O que era para ser apenas mais uma tarde silenciosa de segunda-feira em uma biblioteca pública de Taguatinga virou, nos últimos meses, um ponto de encontro cheio de música, risadas e passos de dança. É nesse cenário que a Biblioteca Braille Dorina Nowill tem acolhido, semanalmente, as aulas de forró promovidas pela Associação Brasiliense de Deficientes Visuais (ABDV), voltadas para pessoas com deficiência visual.
A iniciativa reúne cerca de 20 participantes e tem se mostrado uma potente ferramenta de inclusão, bem-estar e socialização. Para a fundadora da biblioteca, Noemi Rocha, que também é aluna da oficina, o espaço ganhou um novo sentido. “A nossa biblioteca é um lugar de convivência, de muita alegria. Aqui a gente conversa, dança, bate papo”, afirma, animada. “Quando surgiu a ideia de trazer a aula de dança pra cá, recebemos de braços abertos.”
Ela conta, entre risos, que se surpreende com a própria evolução nos passos: “Hoje eu já me viro bem. Faço os movimentos, giro, até me arrisco num passo mais ousado. Quem diria? Me sinto leve, como se tivesse renascido pra dança.”
A adaptação das aulas é um diferencial importante. Como os participantes têm baixa ou nenhuma visão, os professores utilizam o toque como principal ferramenta didática — os alunos sentem os movimentos diretamente no corpo dos instrutores para compreender a técnica. O forró pé de serra, especialmente o xote, é o ritmo explorado neste momento, mas outros estilos devem ser incorporados em breve.
Marcos Espírito Santo, que ministra as aulas como voluntário, diz que a mudança nos alunos vai além da técnica. “É incrível ver como eles se soltam. Muitos chegam inseguros, mas logo ganham confiança, melhoram a postura, o equilíbrio… A dança transforma.”
A presidente da ABDV, Helena Pereira, reforça o valor simbólico do projeto: “A dança é um instrumento poderoso de inclusão. Não se trata apenas de mexer o corpo — é sobre se sentir parte, se conectar, ocupar espaços. Em muitos lugares, ainda tratam a gente como se bastasse uma cadeira. Mas não, queremos mais. Queremos viver tudo.”
Helena revela que sonhava com essa oficina há anos. “Antes mesmo de assumir a presidência da associação, já desejava fazer isso acontecer. Agora, ver essas pessoas dançando, trocando experiências, ganhando confiança… é uma realização.”
A auxiliar de aula Denise Braga acompanha o processo de perto e destaca os impactos emocionais. “A transformação é visível. Eles se sentem mais vivos, mais fortes. A dança ativa tudo: o físico, o emocional e o social.”

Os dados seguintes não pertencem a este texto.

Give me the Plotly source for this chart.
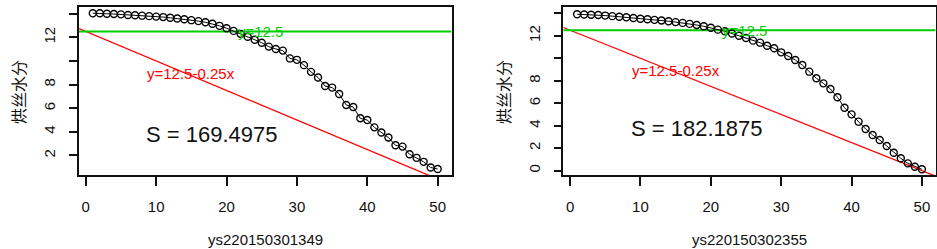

Para Sidney de Castro, de 63 anos, que perdeu a visão após uma infecção, participar das aulas é como reencontrar uma parte de si. “Na juventude, eu vivia dançando. Com a cegueira, achei que isso tinha ficado no passado. Mas agora, mesmo sem enxergar, voltei a sentir o ritmo no corpo. É como se eu me lembrasse que ainda sou o mesmo — ainda posso sentir alegria de verdade.”
Biblioteca Braille Dorina Nowill
Em funcionamento há três décadas, a Biblioteca Braille Dorina Nowill é referência no Distrito Federal no atendimento a pessoas cegas ou com baixa visão. Localizada em Taguatinga, é a única unidade da rede pública com um acervo completamente voltado às necessidades desse público.
O espaço conta com mais de 5,9 mil títulos, incluindo obras em Braille — que, muitas vezes, ocupam até três volumes —, livros com letras ampliadas e exemplares tradicionais, que são lidos por voluntários. Também oferece um telecentro com computadores adaptados com leitores de tela e impressoras Braille.
Atualmente, a biblioteca é mantida em parceria entre a Secretaria de Estado de Cultura e Economia Criativa (Secec-DF), a Secretaria de Educação (SEE-DF) e a Administração Regional de Taguatinga.